▸ What is expected: Any pictures in the records below must be left out when you repeat the lines from the line containing "Generate a component" through the line containing "const seriesNames = ['Gimhae" exactly.

[Stored data]
-*-

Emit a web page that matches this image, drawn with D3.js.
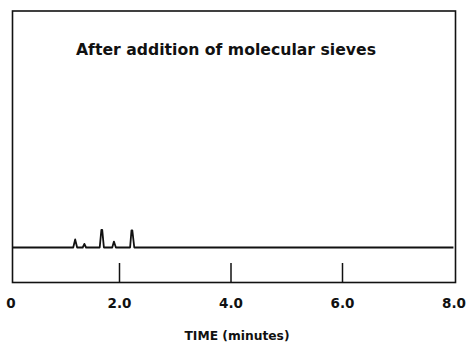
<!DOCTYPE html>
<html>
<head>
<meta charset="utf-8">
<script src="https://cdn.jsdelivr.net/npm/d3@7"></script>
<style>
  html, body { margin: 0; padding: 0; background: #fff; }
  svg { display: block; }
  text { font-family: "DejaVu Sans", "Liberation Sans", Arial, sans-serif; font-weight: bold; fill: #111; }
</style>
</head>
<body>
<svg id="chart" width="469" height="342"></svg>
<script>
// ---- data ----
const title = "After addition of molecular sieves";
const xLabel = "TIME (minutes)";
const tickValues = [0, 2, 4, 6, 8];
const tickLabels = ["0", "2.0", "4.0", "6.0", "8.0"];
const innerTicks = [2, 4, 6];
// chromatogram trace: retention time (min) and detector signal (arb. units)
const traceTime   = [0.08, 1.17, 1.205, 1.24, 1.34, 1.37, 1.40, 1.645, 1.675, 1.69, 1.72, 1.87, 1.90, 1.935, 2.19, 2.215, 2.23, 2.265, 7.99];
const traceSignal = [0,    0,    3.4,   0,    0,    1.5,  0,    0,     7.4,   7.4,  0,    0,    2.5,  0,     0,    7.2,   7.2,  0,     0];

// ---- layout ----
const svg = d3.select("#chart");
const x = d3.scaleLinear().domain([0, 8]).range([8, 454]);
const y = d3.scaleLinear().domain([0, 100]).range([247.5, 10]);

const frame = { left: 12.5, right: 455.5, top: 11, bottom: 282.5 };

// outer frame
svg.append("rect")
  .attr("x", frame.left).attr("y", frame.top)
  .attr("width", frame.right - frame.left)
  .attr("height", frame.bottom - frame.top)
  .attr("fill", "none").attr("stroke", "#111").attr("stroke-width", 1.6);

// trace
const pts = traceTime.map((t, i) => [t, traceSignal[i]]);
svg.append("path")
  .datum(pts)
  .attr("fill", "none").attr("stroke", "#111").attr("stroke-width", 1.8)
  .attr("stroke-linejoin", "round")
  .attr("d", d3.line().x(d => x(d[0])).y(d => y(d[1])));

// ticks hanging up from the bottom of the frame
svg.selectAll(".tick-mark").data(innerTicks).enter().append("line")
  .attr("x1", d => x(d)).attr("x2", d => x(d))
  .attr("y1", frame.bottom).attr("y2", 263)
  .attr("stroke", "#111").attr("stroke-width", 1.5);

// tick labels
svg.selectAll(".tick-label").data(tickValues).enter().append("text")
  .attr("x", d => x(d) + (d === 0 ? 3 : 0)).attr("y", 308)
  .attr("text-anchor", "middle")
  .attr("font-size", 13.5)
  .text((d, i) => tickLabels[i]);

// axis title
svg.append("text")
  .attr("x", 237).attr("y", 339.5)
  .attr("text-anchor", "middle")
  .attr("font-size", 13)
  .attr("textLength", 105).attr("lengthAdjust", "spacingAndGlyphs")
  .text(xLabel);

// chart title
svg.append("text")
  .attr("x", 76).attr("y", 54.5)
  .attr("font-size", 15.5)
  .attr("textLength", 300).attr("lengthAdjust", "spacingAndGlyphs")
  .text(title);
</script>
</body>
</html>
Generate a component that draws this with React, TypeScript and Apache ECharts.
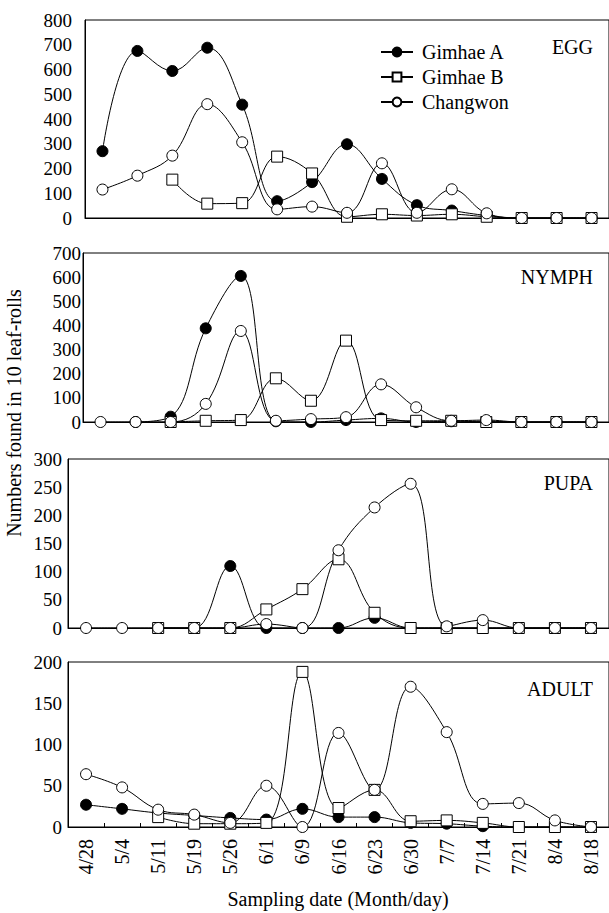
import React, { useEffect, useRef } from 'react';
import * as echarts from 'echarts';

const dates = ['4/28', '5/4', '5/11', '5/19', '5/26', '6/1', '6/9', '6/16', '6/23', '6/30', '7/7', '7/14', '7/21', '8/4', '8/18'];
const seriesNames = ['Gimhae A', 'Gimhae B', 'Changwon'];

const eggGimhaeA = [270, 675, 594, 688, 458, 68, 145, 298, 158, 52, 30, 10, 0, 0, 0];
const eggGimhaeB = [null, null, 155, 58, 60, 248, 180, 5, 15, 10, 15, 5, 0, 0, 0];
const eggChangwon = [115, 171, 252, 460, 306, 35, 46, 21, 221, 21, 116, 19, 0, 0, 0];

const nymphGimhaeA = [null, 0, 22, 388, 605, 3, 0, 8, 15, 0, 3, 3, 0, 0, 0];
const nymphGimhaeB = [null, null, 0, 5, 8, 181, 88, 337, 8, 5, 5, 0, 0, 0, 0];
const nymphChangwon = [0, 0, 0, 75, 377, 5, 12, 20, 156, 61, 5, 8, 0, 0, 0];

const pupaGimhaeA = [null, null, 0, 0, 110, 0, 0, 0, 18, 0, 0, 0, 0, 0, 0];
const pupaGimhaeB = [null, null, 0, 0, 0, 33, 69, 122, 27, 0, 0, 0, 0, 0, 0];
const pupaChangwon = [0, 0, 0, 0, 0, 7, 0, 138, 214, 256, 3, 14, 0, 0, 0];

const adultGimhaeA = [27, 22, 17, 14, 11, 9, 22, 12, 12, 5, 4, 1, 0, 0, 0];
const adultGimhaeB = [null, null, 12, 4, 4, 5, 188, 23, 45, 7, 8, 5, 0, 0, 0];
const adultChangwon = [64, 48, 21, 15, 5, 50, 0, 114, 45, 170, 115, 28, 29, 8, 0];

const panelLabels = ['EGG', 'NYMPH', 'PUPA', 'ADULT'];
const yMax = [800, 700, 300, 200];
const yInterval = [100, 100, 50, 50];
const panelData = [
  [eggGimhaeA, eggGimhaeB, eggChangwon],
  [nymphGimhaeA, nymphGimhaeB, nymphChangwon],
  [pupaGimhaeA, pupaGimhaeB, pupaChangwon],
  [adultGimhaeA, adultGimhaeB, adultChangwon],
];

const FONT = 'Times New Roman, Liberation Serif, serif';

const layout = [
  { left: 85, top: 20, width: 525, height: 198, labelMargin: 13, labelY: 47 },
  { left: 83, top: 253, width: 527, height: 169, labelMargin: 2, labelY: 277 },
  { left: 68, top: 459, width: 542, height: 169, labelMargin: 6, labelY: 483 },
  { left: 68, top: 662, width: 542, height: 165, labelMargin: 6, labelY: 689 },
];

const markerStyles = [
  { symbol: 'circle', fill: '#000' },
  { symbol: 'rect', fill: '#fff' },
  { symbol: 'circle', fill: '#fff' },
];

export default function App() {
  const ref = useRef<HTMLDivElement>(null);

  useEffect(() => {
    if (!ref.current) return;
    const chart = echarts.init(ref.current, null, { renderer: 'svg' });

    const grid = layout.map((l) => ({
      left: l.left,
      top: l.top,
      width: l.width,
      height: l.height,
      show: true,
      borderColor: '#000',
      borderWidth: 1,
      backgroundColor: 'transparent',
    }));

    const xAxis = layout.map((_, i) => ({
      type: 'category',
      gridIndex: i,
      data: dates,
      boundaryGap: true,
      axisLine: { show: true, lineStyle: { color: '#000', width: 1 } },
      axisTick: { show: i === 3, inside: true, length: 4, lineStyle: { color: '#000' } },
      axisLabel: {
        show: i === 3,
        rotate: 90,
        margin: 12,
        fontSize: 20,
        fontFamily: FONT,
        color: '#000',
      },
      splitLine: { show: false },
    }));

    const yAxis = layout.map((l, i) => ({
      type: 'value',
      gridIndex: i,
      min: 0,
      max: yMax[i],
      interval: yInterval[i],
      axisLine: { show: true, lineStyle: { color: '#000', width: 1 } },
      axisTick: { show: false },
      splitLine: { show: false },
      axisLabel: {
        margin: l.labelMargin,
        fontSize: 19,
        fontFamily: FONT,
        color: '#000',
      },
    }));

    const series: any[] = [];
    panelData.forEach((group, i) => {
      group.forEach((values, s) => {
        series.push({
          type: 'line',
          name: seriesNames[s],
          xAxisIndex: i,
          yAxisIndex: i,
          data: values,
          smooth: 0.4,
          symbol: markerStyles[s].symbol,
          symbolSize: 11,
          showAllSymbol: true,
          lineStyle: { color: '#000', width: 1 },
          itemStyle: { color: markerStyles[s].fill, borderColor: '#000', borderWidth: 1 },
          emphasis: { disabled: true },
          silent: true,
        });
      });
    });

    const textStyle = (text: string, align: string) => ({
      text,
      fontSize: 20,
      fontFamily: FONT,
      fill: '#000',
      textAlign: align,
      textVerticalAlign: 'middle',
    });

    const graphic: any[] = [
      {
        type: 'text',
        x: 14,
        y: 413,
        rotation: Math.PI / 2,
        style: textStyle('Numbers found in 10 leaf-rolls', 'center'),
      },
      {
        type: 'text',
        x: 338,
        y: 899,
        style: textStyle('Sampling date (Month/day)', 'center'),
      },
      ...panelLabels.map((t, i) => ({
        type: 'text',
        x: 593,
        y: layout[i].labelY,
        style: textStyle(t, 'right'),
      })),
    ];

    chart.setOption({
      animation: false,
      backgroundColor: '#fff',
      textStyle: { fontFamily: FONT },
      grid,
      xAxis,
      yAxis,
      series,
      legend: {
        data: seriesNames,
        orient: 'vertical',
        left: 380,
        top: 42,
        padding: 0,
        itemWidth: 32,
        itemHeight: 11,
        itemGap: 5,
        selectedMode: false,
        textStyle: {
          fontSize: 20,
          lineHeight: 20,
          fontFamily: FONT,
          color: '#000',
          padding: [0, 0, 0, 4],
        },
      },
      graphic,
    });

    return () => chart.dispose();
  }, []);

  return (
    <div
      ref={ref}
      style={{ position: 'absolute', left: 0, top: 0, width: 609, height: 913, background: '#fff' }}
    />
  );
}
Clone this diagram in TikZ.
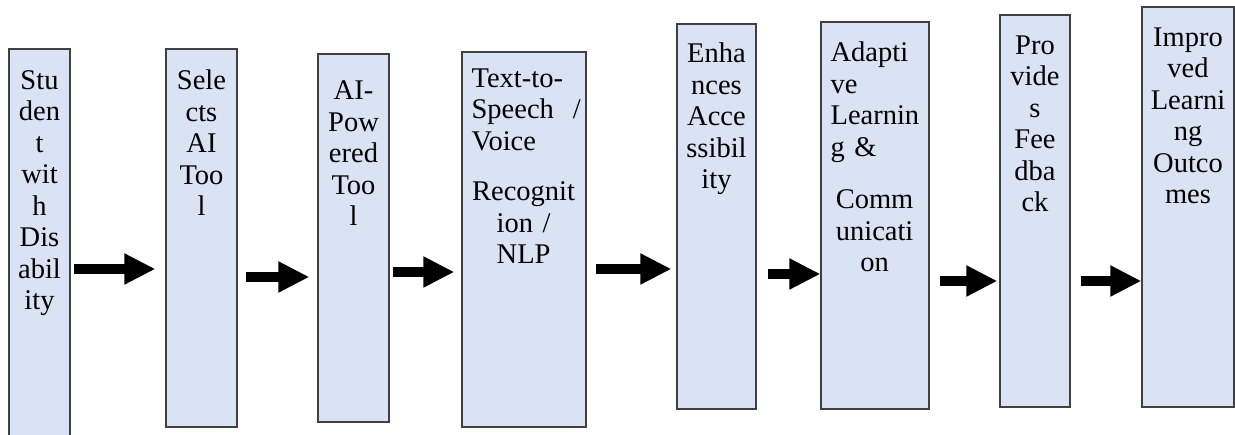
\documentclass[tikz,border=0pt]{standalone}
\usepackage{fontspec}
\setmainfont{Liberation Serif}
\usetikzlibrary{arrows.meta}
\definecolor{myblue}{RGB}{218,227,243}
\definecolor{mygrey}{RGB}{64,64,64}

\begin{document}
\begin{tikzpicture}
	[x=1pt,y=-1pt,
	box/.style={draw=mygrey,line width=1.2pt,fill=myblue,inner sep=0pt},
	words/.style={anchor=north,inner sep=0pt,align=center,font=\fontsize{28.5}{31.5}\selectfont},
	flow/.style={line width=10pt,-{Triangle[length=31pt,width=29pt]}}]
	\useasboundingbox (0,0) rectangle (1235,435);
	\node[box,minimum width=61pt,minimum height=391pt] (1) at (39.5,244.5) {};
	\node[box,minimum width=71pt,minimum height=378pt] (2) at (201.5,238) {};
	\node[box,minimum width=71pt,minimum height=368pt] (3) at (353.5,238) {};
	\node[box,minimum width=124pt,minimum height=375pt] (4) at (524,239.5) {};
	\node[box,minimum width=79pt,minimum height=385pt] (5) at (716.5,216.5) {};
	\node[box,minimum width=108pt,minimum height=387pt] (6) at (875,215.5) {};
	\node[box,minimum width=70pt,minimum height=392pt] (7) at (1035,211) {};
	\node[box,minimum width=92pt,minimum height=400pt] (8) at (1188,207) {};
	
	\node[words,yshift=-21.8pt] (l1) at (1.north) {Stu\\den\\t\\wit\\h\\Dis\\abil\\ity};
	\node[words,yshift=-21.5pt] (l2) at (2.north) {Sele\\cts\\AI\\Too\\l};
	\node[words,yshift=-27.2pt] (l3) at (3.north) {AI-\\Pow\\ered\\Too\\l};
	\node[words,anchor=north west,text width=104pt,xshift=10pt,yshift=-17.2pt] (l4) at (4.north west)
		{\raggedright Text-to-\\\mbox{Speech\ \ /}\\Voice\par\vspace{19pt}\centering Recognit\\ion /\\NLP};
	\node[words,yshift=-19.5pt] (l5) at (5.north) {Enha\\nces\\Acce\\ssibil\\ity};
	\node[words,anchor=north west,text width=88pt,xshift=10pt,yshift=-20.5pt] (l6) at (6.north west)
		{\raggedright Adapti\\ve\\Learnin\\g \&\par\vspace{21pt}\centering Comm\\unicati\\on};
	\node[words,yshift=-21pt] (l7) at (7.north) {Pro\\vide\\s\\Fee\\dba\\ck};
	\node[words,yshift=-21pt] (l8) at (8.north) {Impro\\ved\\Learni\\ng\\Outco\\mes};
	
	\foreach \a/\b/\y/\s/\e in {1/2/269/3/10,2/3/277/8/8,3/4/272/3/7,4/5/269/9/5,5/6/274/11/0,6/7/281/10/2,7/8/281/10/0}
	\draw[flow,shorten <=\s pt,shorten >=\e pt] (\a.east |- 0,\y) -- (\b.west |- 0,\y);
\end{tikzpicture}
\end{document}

-*-

▸ Problem solution:
Generate a component that draws this with React, TypeScript and Apache ECharts.
import React, { useEffect, useRef } from 'react';
import * as echarts from 'echarts';

const dates = ['4/28', '5/4', '5/11', '5/19', '5/26', '6/1', '6/9', '6/16', '6/23', '6/30', '7/7', '7/14', '7/21', '8/4', '8/18'];
const seriesNames = ['Gimhae A', 'Gimhae B', 'Changwon'];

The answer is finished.